According to a study of data collected by the US Census Bureau, the average one-way commute in the U.S. has only risen by about one minute in the last two years. In 2017, the average one-way commute in the U.S. was 26.9 minutes. But
commute times are far worse in major metros such as New York (37 min.), Washington, DC (34.9 min.), San Francisco (34.4 min.), Atlanta (32.3 min) and Chicago (31.8 min.).
And, despite an increased emphasis on public transit in many of these cities, commute times aren’t likely to get shorter, especially with roads increasingly jammed with ridesharing vehicles and delivery trucks.
Access to water creates opportunities
One thing almost all of the country’s major metros have in common is significant access to water. And some private developers, municipalities and major corporations are seizing the opportunity that water access provides. Local Capital Group and DRA Advisors, recent buyers of more than 900,000 square feet of life science and office space in Alameda, the largest island in San Francisco Bay, are working with private ferry services.
Public ferry services have expanded around the Bay Area too. There are nine ferry terminals in the Bay Area, primarily serving San Francisco, the East Bay and North Bay. A second high-speed ferry began service to the North Bay in August and a third ferry is due to start in 2020.
If there is a competitive advantage for cities with access to water, like San Francisco, it’s that taking to the water can be one way to alleviate street-based congestion and reduce transit times for some commuters. Traversing the Bay on a foggy morning in a catamaran is also not a bad way to start the day.
Commuting for health and fitness
There are other benefits too. Average weekday bike trips in San Francisco have declined since 2015. This could be due to increased local traffic or the emergence of powered rental scooters like Bird, Lime and others, but it follows a national pattern of reduced bike commuting that started when global oil prices began to decline a few years ago. Still, a hard core of 95,000 bike trips were made in 2017 by environmentally and health conscious San Francisco commuters.

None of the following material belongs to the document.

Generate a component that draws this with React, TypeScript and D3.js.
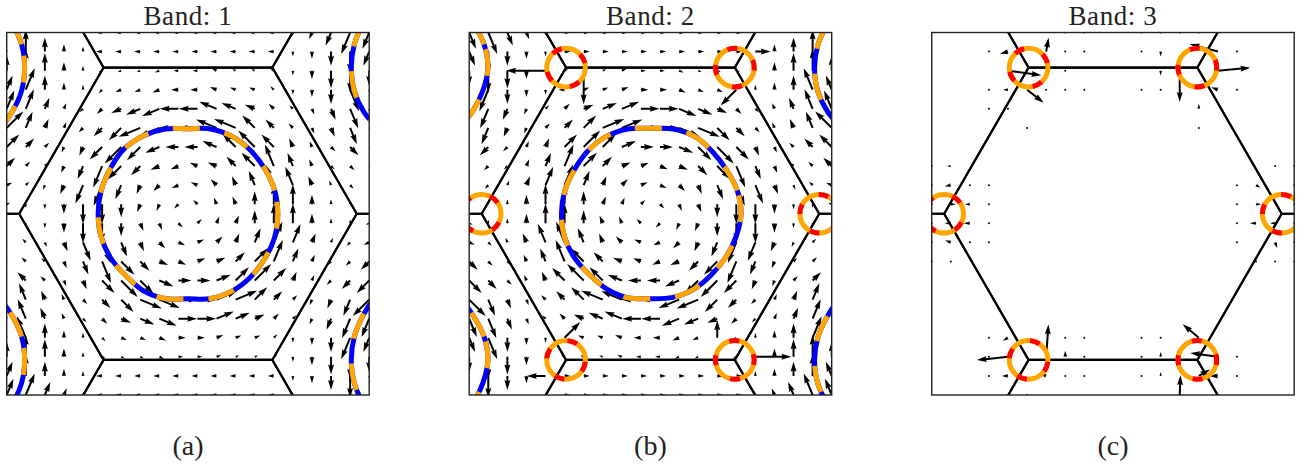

Now, one Bay Area-based start up is taking personal mobility to the water and providing electric-assisted pedal bikes which commuters can use to cross the Oakland estuary between Jack London Square and Alameda. In the future, these bikes could be used to traverse the bay, giving commuters a potentially intense fitness boost. There’s no reason why the Bay Area’s extensive network of bike and exercise trails, shouldn’t include the Bay.
While a Waterworld scenario is hopefully only a (bad) Hollywood nightmare, getting more comfortable with using the water to circumvent on-land commutes is a smart thing for us all to contemplate.